Per ragioni personali (e forse autopromozionali).
Nell'altraluna di mercoledì 8, sono riuscito a evocare due Giovanne d'Arco incarnate sublimemente da Ingrid Bergman (con Fleming nel '48 e Rossellini nel '53, prima in scena poi sullo schermo) senza nominarla.
Alla mia tenera età, dovrei finalmente decidermi a contattare un analista, per capire che rapporto intrattengo con l'attrice prediletta della mia cara e problematica mamma, quella che mi vestì della festa, una domenica pomeriggio, per andare a vedere Anastasia (all'epoca mi annoiai a morte).
Solo da adulto realizzai come lo strano appuntamento fosse la prova del fatto che, non solo a Hollywood ma anche in casa mia, Ingrid era stata perdonata e riabilitata, dopo gli anni di silenzio ostracistico calati in entrambi i luoghi su di lei a seguito della sua... scelta italiana.
Devo probabilmente a quel nodo irrisolto l'avventura molto bella di aver scritto con Francesca Brignoli Ingrid Bergman. La vertigine della perfezione (Le Mani 2010). E curiosamente mi viene di rievocarlo proprio ora, a poca distanza dall'uscita imminente, presso lo stesso editore, del nostro nuovo lavoro Marilyn Monroe.
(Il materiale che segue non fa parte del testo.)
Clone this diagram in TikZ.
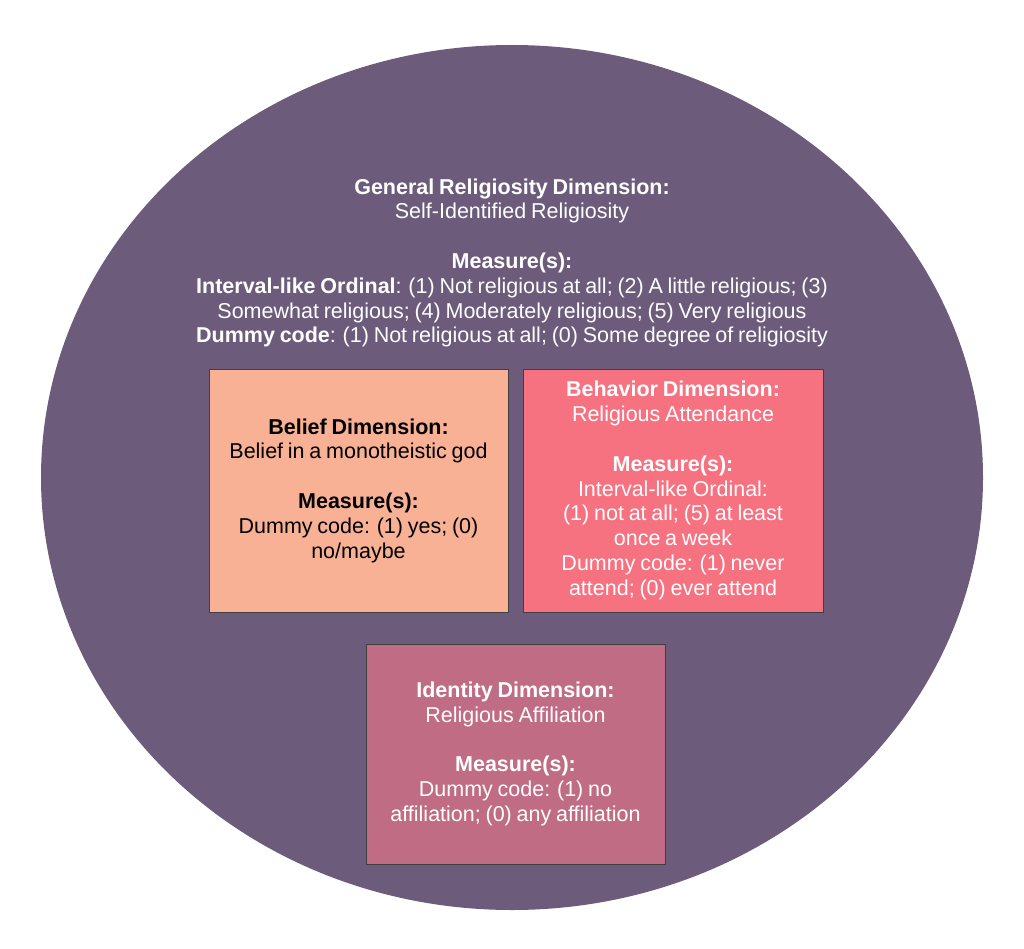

Inganni, che Tatti Sanguineti (grazie a una disinteressata segnalazione del mai troppo rimpianto grande amico Claudio G. Fava) ha voluto generosamente e in via preventiva, alla base di una riuscitissima puntata delle sue “Storie di cinema” per Iris, che l'ha messa in onda martedì 29 e sabato 3 scorsi.